Improving Performance of Shared Web Hosting Service on a Web Server Cluster
Hewlett Packard Labs
1501 Page Mill Road
Palo Alto, CA 94303, USA
Traditional load balancing solutions ( RRDNS, Local Director from Cisco, BigIP from F5 Labs, ACEdirector from Alteon, SecureWay Network Dispatcher IBM, etc.) try to distribute requests uniformly across all nodes regardless of the content. This interferes with efficient use of RAM in the cluster. The popular files tend to occupy RAM space in all the nodes. This redundant replication of content across the RAM of all the nodes leaves much less RAM available for the rest of the content, leading to a worse overall system performance.
A better approach would be to partition the content among the machines thus avoiding replication of the documents in the RAMs. However, static partitioning will inevitably lead to an inefficient and inflexible solution, since the access patterns tend to vary over time, and static partitioning does not accommodate for this.
The observations above have led to the design of ``locality aware'' balancing strategies [LARD] which aim to avoid unnecessary document replication across the RAM's of the nodes to improve the overall performance of the system. These are also known as content based routing strategies.
In this work, we promote a new scalable, ``locality aware'' solution FLEX [C99] for load balancing and management of an efficient Web hosting service. The goal of FLEX is to assign sites to the nodes in the cluster to achieve both load balancing and efficient memory usage. We use the working set sizes and access rates of sites as a metric for judging their memory and load requirements.
Let there be a total of S sites hosted on a cluster of N web servers. For each web site s, using the information which can be extracted from the web server access logs of the site s, we build the initial ``site profile'' SP_s by evaluating the following characteristics:
- A(s) - the access rate to the content of a site s (in bytes transferred during the observed period P);
- W(s) - the combined size of all the accessed files of site s (in bytes during the observed period P, so-called ``working set'');
Thus, the FLEX solution consists of the following steps: 1) web sites' log collection; 2) analysis of web sites' profiles based on working sets and access rates evaluation; 3) execution of the algorithm "Closest" resulting in allocation of web sites to servers; 4) submission of new DNS configuration files with corresponding assignment of web sites to servers.
This solution is flexible and easy to manage. Tuning can be done on a daily or weekly basis. If server logs analysis shows enough changes in the working sets and access rates, the "Closest" algorithm finds a better partitioning of the sites to the nodes in the cluster (with minimal number of sites changed routing), and new DNS configuration files are generated. Latest version of BIND 8.1.2 supports Dynamic Update standard described in RFC 2136. This allows authorized agents to update zone data by sending special update messages to add or delete resource records (without restarting DNS server). Once DNS server has updated its configuration tables, new requests are routed according to the new configuration files, and this leads to more efficient traffic balancing on the cluster. The entries from the old configuration tables can be cached by some servers and used for request routing without going to the primary DNS server. However, the cached entries are valid for a limited time dictated by the TTL ( time to live). Once the TTL expires, the primary DNS server is requested for updated information. During the TTL interval, both types of routing: old and a new one, can exist. This does not lead to any problems since all servers have accesses to the whole content and can satisfy any request. Such a self-monitoring solution helps in observing changing site traffic patterns and help to predict future trends and plan for them.

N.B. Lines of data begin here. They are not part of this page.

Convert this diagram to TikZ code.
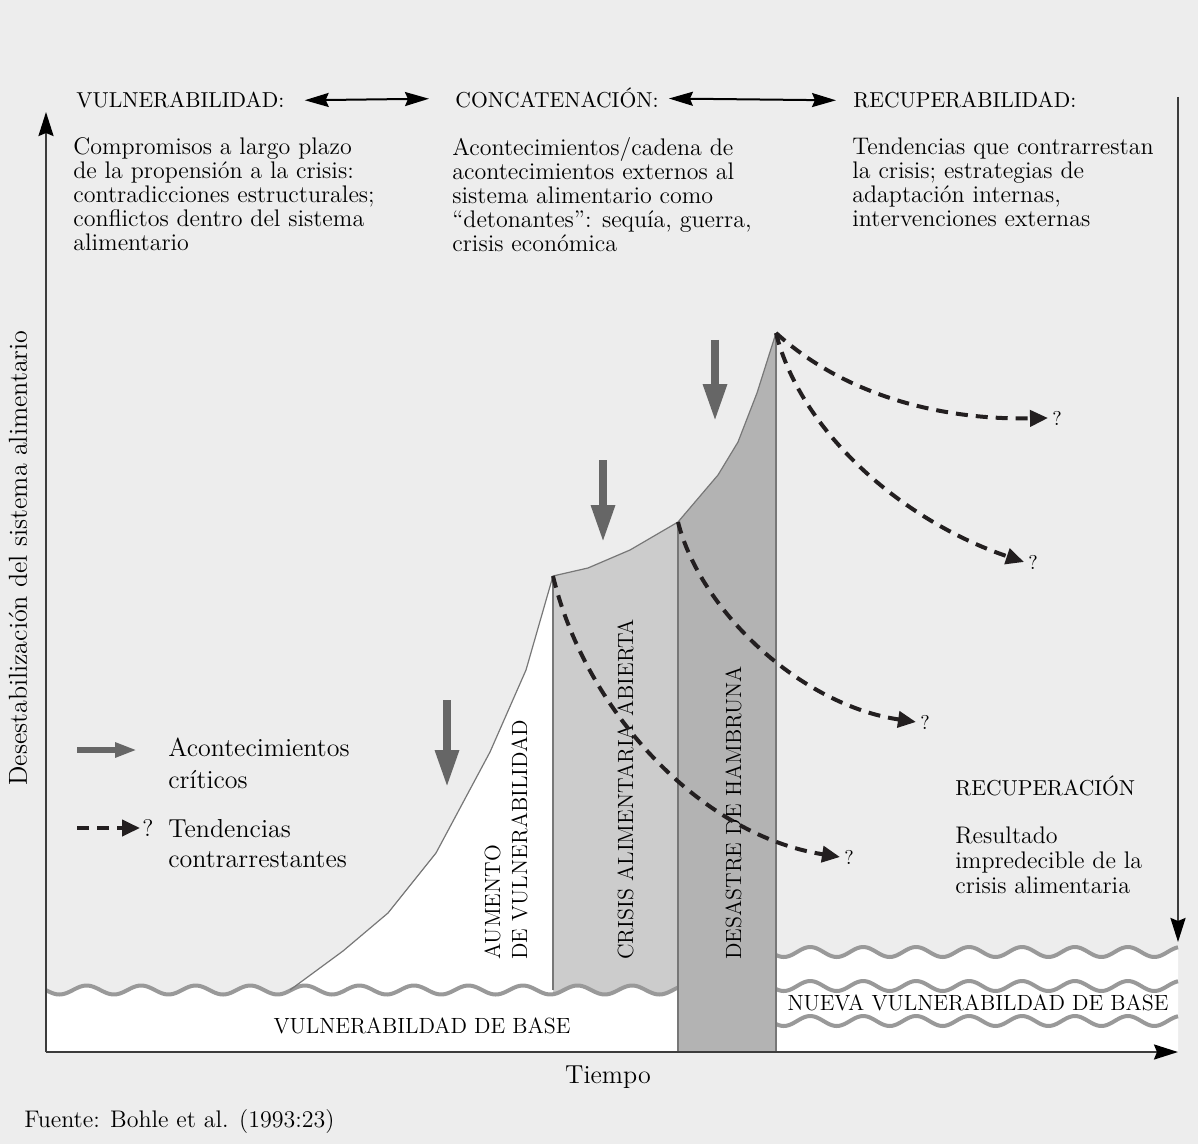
\documentclass[tikz,border=0pt]{standalone}
\usepackage{fontspec}
\usetikzlibrary{arrows.meta,positioning}

\definecolor{bggray}{HTML}{EDEDED}
\definecolor{bandlight}{HTML}{CCCCCC}
\definecolor{banddark}{HTML}{B3B3B3}
\definecolor{wavegray}{HTML}{999999}
\definecolor{critgray}{HTML}{666666}
\definecolor{linegray}{HTML}{777777}
\definecolor{axisgray}{HTML}{3C3C3C}
\definecolor{trendblack}{HTML}{231F20}

\begin{document}
\begin{tikzpicture}
[
  x=0.5pt, y=-0.5pt,
  hdr/.style={font=\fontsize{10.8}{12}\selectfont, inner sep=0pt, anchor=base west},
  body/.style={font=\fontsize{12}{12}\selectfont, align=left, inner sep=0pt, anchor=north west},
  lgd/.style={font=\fontsize{13}{16}\selectfont, align=left, inner sep=0pt, anchor=north west},
  band/.style={font=\fontsize{11}{13.5}\selectfont, align=left, rotate=90, inner sep=0pt, anchor=base west},
  basetext/.style={font=\fontsize{11}{12}\selectfont, inner sep=0pt},
  qmark/.style={font=\fontsize{10}{12}\selectfont, inner sep=2pt, anchor=west},
  dbl/.style={{Stealth[length=12pt,width=7pt,inset=1.5pt]}-{Stealth[length=12pt,width=7pt,inset=1.5pt]}, line width=1pt, draw=black},
  axis/.style={line width=1.2pt, draw=axisgray, -{Stealth[length=12pt,width=7.5pt,inset=1.5pt,fill=black,color=black]}},
  crit/.style={line width=4.3pt, draw=critgray, -{Triangle[length=19pt,width=11pt]}},
  legcrit/.style={line width=3pt, draw=critgray, -{Triangle[length=11pt,width=7pt]}},
  trend/.style={line width=2pt, draw=trendblack, dash pattern=on 6pt off 4pt, -{Triangle[length=9pt,width=8pt]}},
  wave/.style={line width=2pt, draw=wavegray},
  outline/.style={line width=0.6pt, draw=linegray}
]
  % background and size
  \fill[bggray] (0,0) rectangle (1198,1144);
  \useasboundingbox (0,0) rectangle (1198,1144);

  % points of the crisis curve
  \coordinate (foot) at (290,990);
  \coordinate (pk1) at (553,576);
  \coordinate (pk2) at (678,522);
  \coordinate (pk3) at (776,333);

  % rising vulnerability (white)
  \fill[white] (foot) -- (343,951) -- (388,913) -- (436,853) -- (490,752) -- (526,670)
    -- (pk1) -- (553,1000) -- (290,1000) -- cycle;
  % open food crisis (light band)
  \fill[bandlight] (pk1) -- (588,568) -- (630,550) -- (pk2) -- (678,1000) -- (553,1000) -- cycle;
  % base vulnerability
  \fill[white] (46,1052) -- plot[domain=46:678, samples=240, smooth] (\x,{990-4.5*sin(6.6*(\x-73))})
    -- (678,1052) -- cycle;
  % famine disaster (dark band)
  \fill[banddark] (pk2) -- (718,475) -- (738,442) -- (757,393) -- (pk3) -- (776,1052) -- (678,1052) -- cycle;
  % new base vulnerability
  \fill[white] (776,1052) -- plot[domain=776:1178, samples=160, smooth] (\x,{952-5*sin(6.8*(\x-797))})
    -- (1178,1052) -- cycle;

  % waves
  \draw[wave] plot[domain=46:678, samples=240, smooth] (\x,{990-4.5*sin(6.6*(\x-73))});
  \foreach \wy in {952,986,1021}
    \draw[wave] plot[domain=776:1178, samples=160, smooth] (\x,{\wy-5*sin(6.8*(\x-797))});

  % curve outline
  \draw[outline] (foot) -- (343,951) -- (388,913) -- (436,853) -- (490,752) -- (526,670) -- (pk1)
    -- (588,568) -- (630,550) -- (pk2) -- (718,475) -- (738,442) -- (757,393) -- (pk3);
  \draw[outline] (pk1) -- (553,990);
  \draw[outline] (pk2) -- (678,1052);
  \draw[outline] (pk3) -- (776,1052);

  % band labels
  \node[band] (aum) at (527,960) {AUMENTO\\DE VULNERABILIDAD};
  \node[band] (crisis) at (633,960) {CRISIS ALIMENTARIA ABIERTA};
  \node[band] (desastre) at (741,960) {DESASTRE DE HAMBRUNA};
  \node[basetext] (base) at (422,1026) {VULNERABILDAD DE BASE};
  \node[basetext] (newbase) at (978,1003) {NUEVA VULNERABILDAD DE BASE};

  % critical events
  \coordinate (c1a) at (447,700); \coordinate (c1b) at (447,788);
  \coordinate (c2a) at (603,460); \coordinate (c2b) at (603,543);
  \coordinate (c3a) at (715,340); \coordinate (c3b) at (715,422);
  \draw[crit] (c1a) -- (c1b);
  \draw[crit] (c2a) -- (c2b);
  \draw[crit] (c3a) -- (c3b);

  % counter trends
  \node[qmark] (qa) at (1048,418) {?};
  \node[qmark] (qb) at (1024,562) {?};
  \node[qmark] (qc) at (916,722) {?};
  \node[qmark] (qd) at (840,857) {?};
  \draw[trend] (pk3) .. controls (850,400) and (950,420) .. (qa.west);
  \draw[trend] (pk3) .. controls (800,430) and (900,520) .. (qb.west);
  \draw[trend] (pk2) .. controls (700,610) and (800,705) .. (qc.west);
  \draw[trend] (pk1) .. controls (585,710) and (700,835) .. (qd.west);

  % headings
  \node[hdr] (vul) at (76,108) {VULNERABILIDAD:};
  \node[hdr] (conc) at (455,108) {CONCATENACIÓN:};
  \node[hdr] (recup) at (853,108) {RECUPERABILIDAD:};
  \draw[dbl, shorten <=10pt, shorten >=13pt] (vul.east) -- (conc.west);
  \draw[dbl, shorten <=5pt, shorten >=8.5pt] (conc.east) -- (recup.west);

  \node[body] (vultxt) at (73,137) {Compromisos a largo plazo\\de la propensión a la crisis:\\contradicciones estructurales;\\conflictos dentro del sistema\\alimentario};
  \node[body] (conctxt) at (452,137) {Acontecimientos/cadena de\\acontecimientos externos al\\sistema alimentario como\\“detonantes”: sequía, guerra,\\crisis económica};
  \node[body] (rectxt) at (852,137) {Tendencias que contrarrestan\\la crisis; estrategias de\\adaptación internas,\\intervenciones externas};

  \node[hdr] (recov) at (955,795) {RECUPERACIÓN};
  \node[body, font=\fontsize{12}{12.5}\selectfont] (recovtxt) at (955,826) {Resultado\\impredecible de la\\crisis alimentaria};

  % legend
  \coordinate (lg1a) at (77,750); \coordinate (lg1b) at (137,750);
  \coordinate (lg2a) at (77,828);
  \node[qmark, font=\fontsize{12}{12}\selectfont, inner sep=1pt] (lgq) at (140,828) {?};
  \draw[legcrit] (lg1a) -- (lg1b);
  \draw[trend] (lg2a) -- (lgq.west);
  \node[lgd] (lgt1) at (168,738) {Acontecimientos\\críticos};
  \node[lgd, font=\fontsize{13}{15}\selectfont] (lgt2) at (168,819) {Tendencias\\contrarrestantes};

  % axes
  \coordinate (orig) at (46,1052);
  \coordinate (ytop) at (46,112);
  \coordinate (xend) at (1178,1052);
  \coordinate (ra) at (1178,97);
  \coordinate (rb) at (1178,942);
  \draw[axis] (orig) -- (ytop);
  \draw[axis] (orig) -- (xend);
  \draw[axis] (ra) -- (rb);

  \node[font=\fontsize{13}{13}\selectfont, rotate=90] (ylab) at (18,558) {Desestabilización del sistema alimentario};
  \node[font=\fontsize{13}{13}\selectfont] (tlab) at (608,1077) {Tiempo};
  \node[font=\fontsize{12}{12}\selectfont, inner sep=0pt, anchor=base west] (src) at (24,1127) {Fuente: Bohle et al. (1993:23)};
\end{tikzpicture}
\end{document}
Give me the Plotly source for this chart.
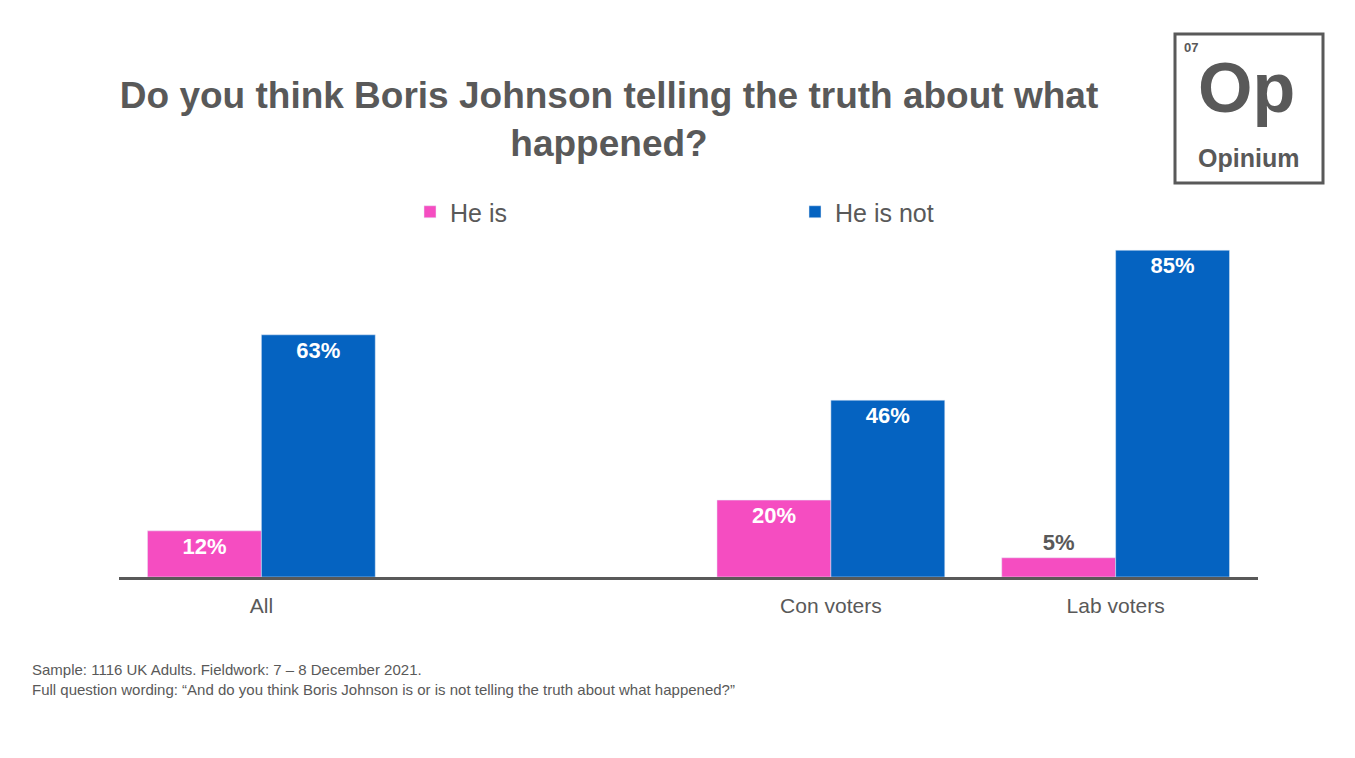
import plotly.graph_objects as go

categories = ["All", " ", "Con voters", "Lab voters"]
he_is = [12, None, 20, 5]
he_is_not = [63, None, 46, 85]
he_is_labels = ["<b>12%</b>", "", "<b>20%</b>", "<b>5%</b>"]
he_is_not_labels = ["<b>63%</b>", "", "<b>46%</b>", "<b>85%</b>"]

grey = "#595959"
L, R, T, B = 111, 105, 223, 189
PW, PH = 1355 - L - R, 758 - T - B
def px(x): return (x - 8 - L) / PW
def py(y): return (758 - B - (y - 8)) / PH

fig = go.Figure()
fig.add_bar(x=categories, y=he_is, name="He is", marker_color="#F54DC1",
            text=he_is_labels, textposition=["inside", "none", "inside", "outside"],
            insidetextanchor="end", textangle=0,
            insidetextfont=dict(color="white", size=22),
            outsidetextfont=dict(color=grey, size=22),
            cliponaxis=False)
fig.add_bar(x=categories, y=he_is_not, name="He is not", marker_color="#0563C1",
            text=he_is_not_labels, textposition="inside", insidetextanchor="end", textangle=0,
            insidetextfont=dict(color="white", size=22))

fig.update_layout(
    width=1355, height=758, paper_bgcolor="white", plot_bgcolor="white",
    margin=dict(l=L, r=R, t=T, b=B),
    barmode="group", bargap=0.2, bargroupgap=0,
    font=dict(family="Arial, Liberation Sans", color=grey),
    title=dict(text="<b>Do you think Boris Johnson telling the truth about what<br>happened?</b>",
               x=(609 - 8) / 1355, xanchor="center", y=1 - (108 - 8) / 758, yanchor="middle",
               font=dict(size=37, color=grey)),
    legend=dict(orientation="h", x=px(410), xanchor="left", y=py(212), yanchor="middle",
                font=dict(size=25, color=grey), entrywidth=340, itemwidth=30),
    showlegend=True,
)
fig.update_xaxes(showline=True, linecolor=grey, linewidth=3, tickfont=dict(size=21, color=grey),
                 ticks="", showgrid=False, ticklabelstandoff=8)
fig.update_yaxes(range=[0, 90], visible=False, showgrid=False)

# Opinium logo
fig.add_shape(type="rect", xref="paper", yref="paper",
              x0=px(1175), x1=px(1323), y0=py(183), y1=py(34), line=dict(color=grey, width=3))
fig.add_annotation(xref="paper", yref="paper", x=px(1182), y=py(47),
                   text="<b>07</b>", showarrow=False, xanchor="left", yanchor="middle",
                   font=dict(size=13, color=grey))
fig.add_annotation(xref="paper", yref="paper", x=px(1246), y=py(88),
                   text="<b>Op</b>", showarrow=False, xanchor="center", yanchor="middle",
                   font=dict(size=70, color=grey))
fig.add_annotation(xref="paper", yref="paper", x=px(1248), y=py(158),
                   text="<b>Opinium</b>", showarrow=False, xanchor="center", yanchor="middle",
                   font=dict(size=25, color=grey))
# footer
fig.add_annotation(xref="paper", yref="paper", x=px(30), y=py(679),
                   text="Sample: 1116 UK Adults. Fieldwork: 7 – 8 December 2021.<br>Full question wording: “And do you think Boris Johnson is or is not telling the truth about what happened?”",
                   showarrow=False, xanchor="left", yanchor="middle", align="left",
                   font=dict(size=15, color=grey))
fig.write_html("out.html")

Using two case studies (based on real traces), we evaluate the potential benefits of the new solution. We compare the performance of FLEX against Round-Robin and Optimal strategy (which avoids all document replication and does perfect load balancing at per-request granularity). FLEX significantly outperforms Round-Robin (up to 130% in average server throughput), getting within 5%-15% of optimal performance achievable for those traces. Miss ratio is improved 2-6 times. To study the scalability issues of Round-Robin versus FLEX strategy, we performed simulations for four- and eight-node clusters. The ``speedup'' under Round-Robin strategy for an eight-node cluster is only due to doubled ``processing'' power. FLEX solution shows superliner speedup when the number of nodes is increased from four to eight because it takes advantage of both the doubled processing power and memory.
The main attractions of the FLEX approach are ease of deployment and an extremely attractive cost/performance tradeoff. This solution requires no special hardware support or protocol changes. There is no single front end routing component. Such a component can easily become a bottleneck, especially if content based routing requires it to do such things as tcp connection hand-offs etc. FLEX can be easily implemented on top of the current infrastructure used by Web hosting service providers.
Detailed description of FLEX and its simulation results can be found in [C99,CDP00]:
[C99] L. Cherkasova FLEX: Design and Management Strategy for Scalable Web Hosting Service. HP Laboratories Report No. HPL-1999-64R1, May, 1999.
[CDP00] L. Cherkasova, M. DeSouza, S. Ponnekanti: Performance Analysis of Scalable Web Hosting Service with FLEX: Two Case Studies. HP Laboratories Report No. HPL-2000-28, February, 2000.